Bob ClarkeA former regional journalist who successfully fought to keep his local canals open has died of cancer aged 80.

Tributes have been paid to Bob Clarke, left, who “never missed a story” according to former colleagues.

Bob worked on the Dudley Herald, the Express & Star, Wolverhampton, the Worcester Evening News and the Birmingham Mail during his career.

He also wrote several books on the history if the Staffordshire village of Kinver, and was known as ‘Mr Kinver’ due to his dedication to the surrounding area.

Kinver-based former press photographer Graham Gough, who worked with Bob at the Dudley Herald, said: “He would never miss a story – and he’d never let anybody else miss one.”

Bob is also credited with helping to prevent the planned closure of much of the country’s canal network back in the 1960s in his role as press officer for the Staffordshire and Worcestershire Canal Society.
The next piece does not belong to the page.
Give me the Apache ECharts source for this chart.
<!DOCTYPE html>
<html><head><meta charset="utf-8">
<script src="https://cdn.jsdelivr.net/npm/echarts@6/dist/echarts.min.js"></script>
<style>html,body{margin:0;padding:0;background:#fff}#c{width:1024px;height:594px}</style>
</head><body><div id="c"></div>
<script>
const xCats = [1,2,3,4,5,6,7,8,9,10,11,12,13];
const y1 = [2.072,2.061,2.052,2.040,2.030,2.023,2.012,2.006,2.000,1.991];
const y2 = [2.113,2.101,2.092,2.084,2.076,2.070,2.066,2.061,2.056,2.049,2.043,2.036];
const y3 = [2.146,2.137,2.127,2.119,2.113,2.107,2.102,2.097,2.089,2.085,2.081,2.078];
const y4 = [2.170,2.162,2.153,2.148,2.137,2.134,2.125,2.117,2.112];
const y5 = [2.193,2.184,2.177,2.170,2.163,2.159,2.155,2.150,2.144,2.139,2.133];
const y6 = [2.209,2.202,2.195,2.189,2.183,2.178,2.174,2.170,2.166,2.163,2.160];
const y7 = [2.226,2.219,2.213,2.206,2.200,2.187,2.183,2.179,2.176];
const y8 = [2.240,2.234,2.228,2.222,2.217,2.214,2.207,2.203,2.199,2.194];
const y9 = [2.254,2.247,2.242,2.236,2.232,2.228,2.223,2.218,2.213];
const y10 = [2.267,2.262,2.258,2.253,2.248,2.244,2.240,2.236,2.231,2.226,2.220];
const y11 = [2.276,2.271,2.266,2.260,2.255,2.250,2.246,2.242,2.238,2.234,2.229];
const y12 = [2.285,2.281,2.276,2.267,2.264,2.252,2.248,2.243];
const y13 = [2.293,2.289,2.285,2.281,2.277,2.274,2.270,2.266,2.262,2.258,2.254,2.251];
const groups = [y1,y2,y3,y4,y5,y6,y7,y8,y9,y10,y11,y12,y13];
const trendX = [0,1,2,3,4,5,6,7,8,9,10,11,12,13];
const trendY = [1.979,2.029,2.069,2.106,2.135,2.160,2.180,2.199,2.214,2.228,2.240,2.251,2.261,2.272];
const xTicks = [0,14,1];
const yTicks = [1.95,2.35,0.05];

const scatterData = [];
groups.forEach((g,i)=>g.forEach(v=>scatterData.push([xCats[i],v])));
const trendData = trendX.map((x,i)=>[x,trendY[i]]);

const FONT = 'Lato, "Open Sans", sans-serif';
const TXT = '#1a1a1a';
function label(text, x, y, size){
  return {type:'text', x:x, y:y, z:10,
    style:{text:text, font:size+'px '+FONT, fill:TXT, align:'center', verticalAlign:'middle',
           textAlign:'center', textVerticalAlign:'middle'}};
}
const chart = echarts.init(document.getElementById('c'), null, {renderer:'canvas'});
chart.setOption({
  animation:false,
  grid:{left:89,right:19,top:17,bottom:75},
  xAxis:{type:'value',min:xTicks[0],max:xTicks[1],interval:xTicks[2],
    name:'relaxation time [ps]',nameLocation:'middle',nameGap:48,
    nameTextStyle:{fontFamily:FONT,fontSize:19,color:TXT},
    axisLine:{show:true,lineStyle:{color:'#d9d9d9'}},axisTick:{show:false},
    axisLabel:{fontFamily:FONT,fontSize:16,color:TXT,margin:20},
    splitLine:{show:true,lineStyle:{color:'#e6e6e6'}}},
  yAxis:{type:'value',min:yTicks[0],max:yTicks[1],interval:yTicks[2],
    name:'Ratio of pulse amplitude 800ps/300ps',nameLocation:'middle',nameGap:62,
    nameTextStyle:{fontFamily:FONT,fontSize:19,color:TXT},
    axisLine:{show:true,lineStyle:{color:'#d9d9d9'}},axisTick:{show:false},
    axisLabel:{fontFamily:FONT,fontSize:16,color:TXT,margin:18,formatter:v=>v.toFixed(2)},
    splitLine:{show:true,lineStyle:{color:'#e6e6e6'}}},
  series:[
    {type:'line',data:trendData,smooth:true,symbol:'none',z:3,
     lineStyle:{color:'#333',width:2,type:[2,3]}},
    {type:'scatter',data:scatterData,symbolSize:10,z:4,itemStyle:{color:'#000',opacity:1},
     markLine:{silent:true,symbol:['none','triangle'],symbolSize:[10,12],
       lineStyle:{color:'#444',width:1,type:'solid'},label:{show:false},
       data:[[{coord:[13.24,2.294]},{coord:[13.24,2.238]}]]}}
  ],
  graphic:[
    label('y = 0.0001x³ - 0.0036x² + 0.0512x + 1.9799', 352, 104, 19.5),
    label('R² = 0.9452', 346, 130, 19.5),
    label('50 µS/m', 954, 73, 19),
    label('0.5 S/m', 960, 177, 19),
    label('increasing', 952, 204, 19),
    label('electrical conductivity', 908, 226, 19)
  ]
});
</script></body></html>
The group took on the British Transport Commission to force a government rethink of its policy of allowing the canals to decline and close, defying the authorities and risking arrest to clear a section of the Stourbridge canal.

The clearance allowed a rally of nearly 100 boats in 1962 to call for the halting of plans that would have turned the canals into “a series of disconnected duck ponds” according to Bob.

He always maintained if it hadn’t been for the rally, which became known as the Battle of Stourbridge, “canals would have disappeared from the landscape”.

Chris Dyche, treasurer of the society, said: “He wasn’t frightened to say what he thought and wasn’t frightened to upset management and bureaucrats.

“I’d got a lot of respect for him because he always stuck to his guns. He was a very honest reporter. He had his own principles of what he thought was right.

“Bob wasn’t everybody’s cup of tea but his heart was in the right place – and from a waterways point of view he will be sorely missed. We haven’t got his like today – people are too politically correct.”

Bob’s health declined rapidly after the death of his beloved wife Valerie, who lost her battle with cancer in July 2015, and he moved away from Kinver to be with his daughter in recent months before losing his own fight against the disease last month.

He leaves two children, Rachel and Richard, and four grandchildren.